Dataset rows
+---+

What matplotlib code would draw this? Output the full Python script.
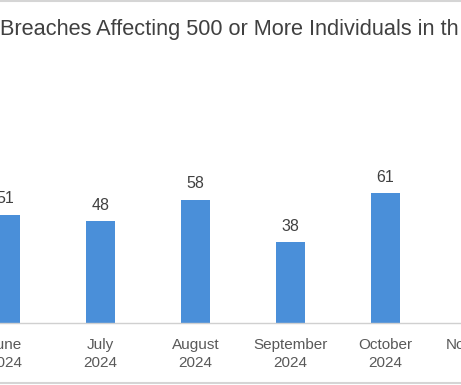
import numpy as np
import matplotlib.pyplot as plt
from matplotlib.lines import Line2D

plt.switch_backend("agg")

# data (November bar is outside the visible crop)
months = ["June", "July", "August", "September", "October", "November"]
year = "2024"
breaches = [51, 48, 58, 38, 61, np.nan]

TITLE = "Breaches Affecting 500 or More Individuals in th"
BAR_COLOR = "#4a8fd9"
W, H, DPI = 461, 385, 100
AX_W = 560  # axes run past the right edge so the November label is cut, as in the crop

fig = plt.figure(figsize=(W / DPI, H / DPI), dpi=DPI)
fig.patch.set_facecolor("white")

# baseline at y=323px, plot top at y=60px
ax = fig.add_axes([0, (H - 323) / H, AX_W / W, (323 - 60) / H])
x = np.arange(len(months))
vals = np.array(breaches, dtype=float)
bars = ax.bar(x, np.nan_to_num(vals), width=0.31, color=BAR_COLOR)

for bar, v in zip(bars, vals):
    if np.isnan(v):
        continue
    ax.annotate(
        f"{v:.0f}",
        xy=(bar.get_x() + bar.get_width() / 2, bar.get_height()),
        xytext=(0, 16),
        textcoords="offset pixels",
        ha="center",
        va="center",
        fontsize=11.5,
        color="#404040",
        family="Liberation Sans",
    )

ax.set_xticks(x)
ax.set_xticklabels([f"{m}\n{year}" for m in months], fontsize=11,
                   color="#595959", family="Liberation Sans", linespacing=1.38)
# limits after the ticks, otherwise set_xticks widens the view
ax.set_xlim(-5.5 / 95, (AX_W - 5.5) / 95)
ax.set_ylim(0, (323 - 60) / 2.125)
ax.tick_params(axis="x", length=0, pad=11)
ax.set_yticks([])
for side in ["top", "left", "right"]:
    ax.spines[side].set_visible(False)
ax.spines["bottom"].set_color("#d0d0d0")
ax.spines["bottom"].set_linewidth(1.0)

fig.text(0.0, 1 - 30 / H, TITLE, ha="left", va="center", fontsize=15.7,
         color="#404040", family="Liberation Sans")

# chart frame edges visible at top and bottom of the crop
fig.add_artist(Line2D([0, 1], [1 - 1 / H, 1 - 1 / H], transform=fig.transFigure,
                      color="#d5d5d5", lw=1.5))
fig.add_artist(Line2D([0, 1], [2 / H, 2 / H], transform=fig.transFigure,
                      color="#d5d5d5", lw=1.5))

fig.savefig("out.png", dpi=DPI)
plt.close(fig)
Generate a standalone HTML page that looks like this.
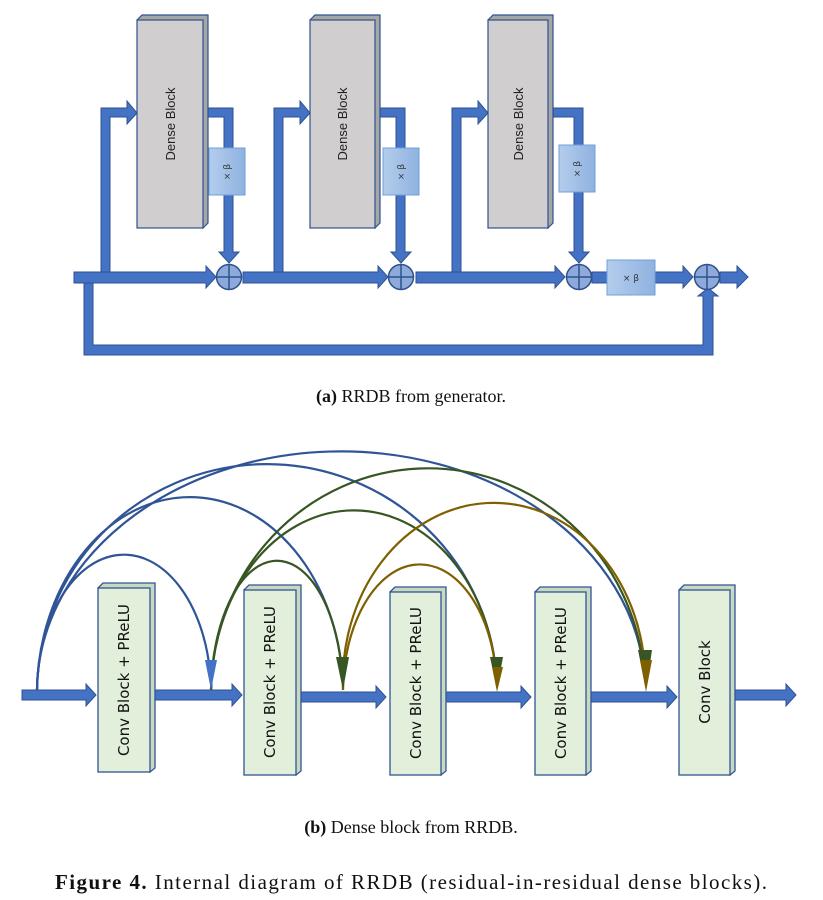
<!DOCTYPE html>
<html><head><meta charset="utf-8"><style>
html,body{margin:0;padding:0;background:#fff;}
svg{display:block;}
</style></head><body>
<svg width="823" height="900" viewBox="0 0 823 900" xmlns="http://www.w3.org/2000/svg">
<defs>
<linearGradient id="gb" x1="0" x2="1"><stop offset="0" stop-color="#b4cdec"/><stop offset="1" stop-color="#8fb2e0"/></linearGradient>
</defs>
<g fill="#4472c4" stroke="#2f528f" stroke-width="1">
<path d="M84 281 H93 V345 H703 V296 H698 L708 288 L718 296 H713 V355 H84 Z"/>
<path d="M74 272 H206 V266 L216 277 L206 288 V283 H74 Z"/>
<path d="M243 272 H378 V266 L388 277 L378 288 V283 H243 Z"/>
<path d="M416 272 H555 V266 L565 277 L555 288 V283 H416 Z"/>
<path d="M592 272 H607 V283 H592 Z"/>
<path d="M655 272 H683 V266 L693 277 L683 288 V283 H655 Z"/>
<path d="M720 272 H737 V266 L748 277 L737 288 V283 H720 Z"/>
<path d="M101 272 V108 H127 V101 L137 113 L127 124 V117 H110 V272 Z"/>
<path d="M274 272 V108 H300 V101 L310 113 L300 124 V117 H283 V272 Z"/>
<path d="M452 272 V108 H478 V101 L488 113 L478 124 V117 H461 V272 Z"/>
<path d="M203 108 H233 V252 H239 L229 263 L219 252 H224 V117 H203 Z"/>
<path d="M375 108 H405 V252 H411 L401 263 L391 252 H396 V117 H375 Z"/>
<path d="M548 108 H583 V252 H589 L579 263 L569 252 H574 V117 H548 Z"/>
</g>
<g stroke="#2f528f" stroke-width="1.2">
<path d="M137 20 L142 15 H208 V223 L203 228 Z" fill="#a6a6a6"/>
<rect x="137" y="20" width="66" height="208" fill="#d0cece"/>
<path d="M310 20 L315 15 H380 V223 L375 228 Z" fill="#a6a6a6"/>
<rect x="310" y="20" width="65" height="208" fill="#d0cece"/>
<path d="M488 20 L493 15 H553 V223 L548 228 Z" fill="#a6a6a6"/>
<rect x="488" y="20" width="60" height="208" fill="#d0cece"/>
</g>
<g font-family="Liberation Sans, sans-serif" font-size="13" fill="#222" text-anchor="middle">
<text transform="translate(175,124) rotate(-90)">Dense Block</text>
<text transform="translate(347,124) rotate(-90)">Dense Block</text>
<text transform="translate(523,124) rotate(-90)">Dense Block</text>
</g>
<g fill="url(#gb)" stroke="#6fa0da" stroke-width="1">
<rect x="209" y="148" width="36" height="47"/>
<rect x="383" y="148" width="36" height="47"/>
<rect x="559" y="145" width="36" height="47"/>
<rect x="607" y="260" width="48" height="35"/>
</g>
<g font-family="DejaVu Sans, sans-serif" font-size="9" fill="#333" text-anchor="middle">
<text transform="translate(230,172) rotate(-90)">× β</text>
<text transform="translate(404,172) rotate(-90)">× β</text>
<text transform="translate(580,169) rotate(-90)">× β</text>
<text x="631" y="281">× β</text>
</g>
<g fill="#8eaadb" stroke="#2f528f" stroke-width="1.5">
<circle cx="229" cy="277" r="12.5"/><path d="M229 264.5 V289.5 M216.5 277 H241.5"/>
<circle cx="401" cy="277" r="12.5"/><path d="M401 264.5 V289.5 M388.5 277 H413.5"/>
<circle cx="579" cy="277" r="12.5"/><path d="M579 264.5 V289.5 M566.5 277 H591.5"/>
<circle cx="707" cy="277" r="12.5"/><path d="M707 264.5 V289.5 M694.5 277 H719.5"/>
</g>
<text x="411" y="402" font-family="Liberation Serif, serif" font-size="18" text-anchor="middle" fill="#111"><tspan font-weight="bold">(a)</tspan> RRDB from generator.</text>

<g fill="none" stroke-width="2.2">
<g stroke="#2f5597">
<path d="M37 690 A87 138 0 0 1 210 672"/>
<path d="M37 690 A153 197 0 0 1 342 672"/>
<path d="M37 690 A230 229 0 0 1 496 672"/>
<path d="M37 690 A304 240 0 0 1 644 672"/>
</g>
<g stroke="#375623">
<path d="M211 690 A66 134 0 0 1 342 672"/>
<path d="M211 690 A143 183 0 0 1 496 672"/>
<path d="M211 690 A217 225 0 0 1 644 672"/>
</g>
<g stroke="#7f6000">
<path d="M343 690 A77 128 0 0 1 496 672"/>
<path d="M343 690 A151 178 0 0 1 645 672"/>
</g>
</g>
<g stroke="none">
<path d="M205 660 H217 L211 690 Z" fill="#4472c4"/>
<path d="M336 657 H349 L343 690 Z" fill="#375623"/>
<path d="M490 657 H503 L497 690 Z" fill="#375623"/>
<path d="M492 667 H503 L497 692 Z" fill="#7f6000"/>
<path d="M638 650 H652 L646 690 Z" fill="#375623"/>
<path d="M640 660 H652 L646 692 Z" fill="#7f6000"/>
</g>
<g fill="#4472c4" stroke="#2f528f" stroke-width="1">
<path d="M22 690 H86 V684 L96 695 L86 706 V700 H22 Z"/>
<path d="M155 690 H232 V684 L242 695 L232 706 V700 H155 Z"/>
<path d="M300 692 H376 V686 L386 697 L376 708 V702 H300 Z"/>
<path d="M444 692 H521 V686 L531 697 L521 708 V702 H444 Z"/>
<path d="M590 692 H667 V686 L677 697 L667 708 V702 H590 Z"/>
<path d="M733 690 H786 V684 L796 695 L786 706 V700 H733 Z"/>
</g>
<g stroke="#2f5597" stroke-width="1.3">
<path d="M98 588 L103 583 H155 V768 L150 772 Z" fill="#c9d9c0"/>
<rect x="98" y="588" width="52" height="184" fill="#e2efda"/>
<path d="M244 590 L249 585 H301 V771 L296 775 Z" fill="#c9d9c0"/>
<rect x="244" y="590" width="52" height="185" fill="#e2efda"/>
<path d="M390 592 L395 587 H446 V771 L441 775 Z" fill="#c9d9c0"/>
<rect x="390" y="592" width="51" height="183" fill="#e2efda"/>
<path d="M535 592 L540 587 H591 V771 L586 775 Z" fill="#c9d9c0"/>
<rect x="535" y="592" width="51" height="183" fill="#e2efda"/>
<path d="M679 590 L684 585 H735 V771 L730 775 Z" fill="#c9d9c0"/>
<rect x="679" y="590" width="51" height="185" fill="#e2efda"/>
</g>
<g font-family="DejaVu Sans, Liberation Sans, sans-serif" font-size="15" fill="#111" text-anchor="middle">
<text transform="translate(129,680) rotate(-90)">Conv Block + PReLU</text>
<text transform="translate(275,682) rotate(-90)">Conv Block + PReLU</text>
<text transform="translate(421,683) rotate(-90)">Conv Block + PReLU</text>
<text transform="translate(566,683) rotate(-90)">Conv Block + PReLU</text>
<text transform="translate(710,682) rotate(-90)">Conv Block</text>
</g>
<text x="411" y="833" font-family="Liberation Serif, serif" font-size="18" text-anchor="middle" fill="#111"><tspan font-weight="bold">(b)</tspan> Dense block from RRDB.</text>
<text x="55" y="889" font-family="Liberation Serif, serif" font-size="21" fill="#111" textLength="712" lengthAdjust="spacing"><tspan font-weight="bold">Figure 4.</tspan> Internal diagram of RRDB (residual-in-residual dense blocks).</text>
</svg>
</body></html>
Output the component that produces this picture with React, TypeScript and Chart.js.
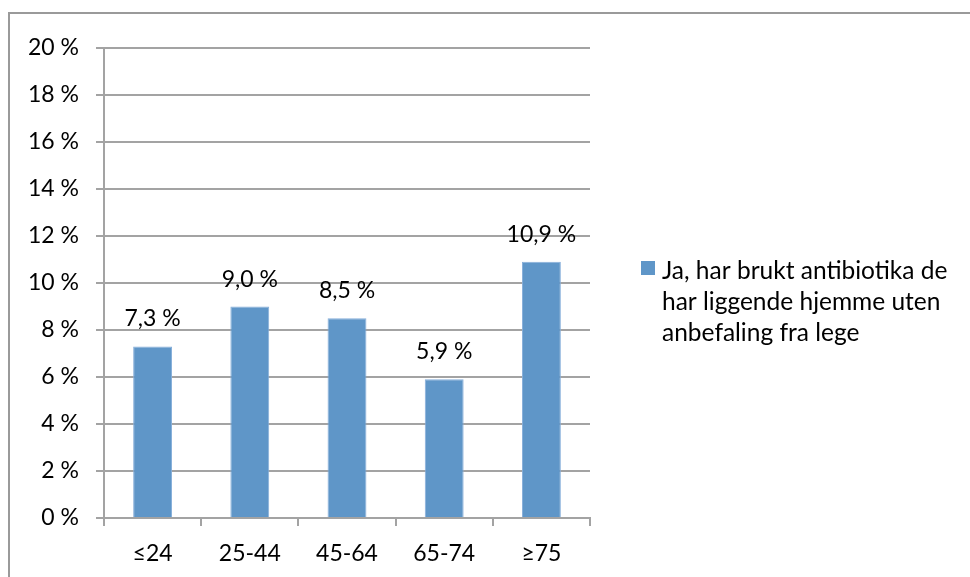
import React, { useEffect, useRef } from "react";
import { Chart, registerables } from "chart.js";

Chart.register(...registerables);

const categories = ["≤24", "25-44", "45-64", "65-74", "≥75"];
const values = [7.3, 9.0, 8.5, 5.9, 10.9];
const seriesLabel = "Ja, har brukt antibiotika de har liggende hjemme uten anbefaling fra lege";
const yTicks = [0, 2, 4, 6, 8, 10, 12, 14, 16, 18, 20];

const FONT = "Lato, 'Open Sans', sans-serif";
const FONT_SIZE = 23;
const LEGEND_FONT_SIZE = 24.5;
const BAR_COLOR = "#5F96C8";
const GRID_COLOR = "#A3A3A3";

const fmt = (v: number) => v.toFixed(1).replace(".", ",") + " %";

// Outer frame around the whole chart
const framePlugin = {
  id: "frame",
  beforeDraw(chart: any) {
    const ctx = chart.ctx;
    ctx.save();
    ctx.fillStyle = "#ffffff";
    ctx.fillRect(0, 0, chart.width, chart.height);
    ctx.strokeStyle = "#9A9A9A";
    ctx.lineWidth = 2;
    ctx.beginPath();
    ctx.moveTo(9, chart.height + 10);
    ctx.lineTo(9, 13);
    ctx.lineTo(chart.width + 10, 13);
    ctx.stroke();
    ctx.restore();
  },
};

// Value labels above each bar
const valueLabelPlugin = {
  id: "valueLabels",
  afterDatasetsDraw(chart: any) {
    const ctx = chart.ctx;
    const meta = chart.getDatasetMeta(0);
    ctx.save();
    ctx.font = `${FONT_SIZE}px ${FONT}`;
    ctx.fillStyle = "#000";
    ctx.textAlign = "center";
    ctx.textBaseline = "alphabetic";
    meta.data.forEach((bar: any, i: number) => {
      const v = chart.data.datasets[0].data[i] as number;
      ctx.fillText(fmt(v), bar.x, bar.y - 20);
    });
    ctx.restore();
  },
};

// Legend on the right with wrapped text
const wrapLegendPlugin = {
  id: "wrapLegend",
  afterDraw(chart: any) {
    const ctx = chart.ctx;
    const ds = chart.data.datasets[0];
    const boxX = 641;
    const boxY = 261;
    const textX = 662;
    const maxW = 300;
    const lineH = 31;
    ctx.save();
    ctx.font = `${LEGEND_FONT_SIZE}px ${FONT}`;
    const words = String(ds.label).split(" ");
    const lines: string[] = [];
    let cur = "";
    words.forEach((w) => {
      const test = cur ? cur + " " + w : w;
      if (ctx.measureText(test).width > maxW && cur) {
        lines.push(cur);
        cur = w;
      } else {
        cur = test;
      }
    });
    if (cur) lines.push(cur);
    ctx.fillStyle = ds.backgroundColor;
    ctx.fillRect(boxX, boxY, 14, 14);
    ctx.fillStyle = "#000";
    ctx.textAlign = "left";
    ctx.textBaseline = "alphabetic";
    lines.forEach((ln, i) => ctx.fillText(ln, textX, 279 + i * lineH));
    ctx.restore();
  },
};

export default function App() {
  const ref = useRef<HTMLCanvasElement | null>(null);

  useEffect(() => {
    if (!ref.current) return;
    const chart = new Chart(ref.current, {
      type: "bar",
      data: {
        labels: categories,
        datasets: [
          {
            label: seriesLabel,
            data: values,
            backgroundColor: BAR_COLOR,
            borderColor: "#86AEDA",
            borderWidth: 1,
            barPercentage: 0.8,
            categoryPercentage: 0.5,
          },
        ],
      },
      options: {
        animation: false,
        responsive: false,
        maintainAspectRatio: false,
        layout: { padding: { top: 48, right: 380, left: 0, bottom: 0 } },
        plugins: {
          legend: { display: false },
          tooltip: { enabled: false },
        },
        scales: {
          x: {
            offset: true,
            grid: {
              offset: true,
              drawOnChartArea: false,
              drawTicks: true,
              tickLength: 8,
              color: GRID_COLOR,
              lineWidth: 2,
            },
            border: { display: true, color: GRID_COLOR, width: 2 },
            ticks: {
              font: { family: FONT, size: FONT_SIZE },
              color: "#000",
              padding: 14,
            },
            afterFit(scale: any) {
              scale.height = 59;
            },
          },
          y: {
            min: 0,
            max: 20,
            afterBuildTicks(scale: any) {
              scale.ticks = yTicks.map((v) => ({ value: v }));
            },
            grid: {
              color: GRID_COLOR,
              lineWidth: 2,
              tickLength: 8,
              drawTicks: true,
            },
            border: { display: true, color: GRID_COLOR, width: 2 },
            ticks: {
              font: { family: FONT, size: FONT_SIZE },
              color: "#000",
              padding: 17,
              callback: (v: any) => `${v} %`,
            },
            afterFit(scale: any) {
              scale.width = 104;
            },
          },
        },
      },
      plugins: [framePlugin, valueLabelPlugin, wrapLegendPlugin],
    });
    return () => chart.destroy();
  }, []);

  return (
    <div style={{ position: "absolute", left: 0, top: 0, width: 970, height: 577 }}>
      <canvas ref={ref} width={970} height={577} style={{ display: "block" }} />
    </div>
  );
}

+---+

Work instructions
Pictures do not belong in the copy. Repeat only the lines from the top of the records through the line containing "breaches = [51, 48, 58, 38, 61, np.nan]".

Solution to the exercise
What matplotlib code would draw this? Output the full Python script.
import numpy as np
import matplotlib.pyplot as plt
from matplotlib.lines import Line2D

plt.switch_backend("agg")

# data (November bar is outside the visible crop)
months = ["June", "July", "August", "September", "October", "November"]
year = "2024"
breaches = [51, 48, 58, 38, 61, np.nan]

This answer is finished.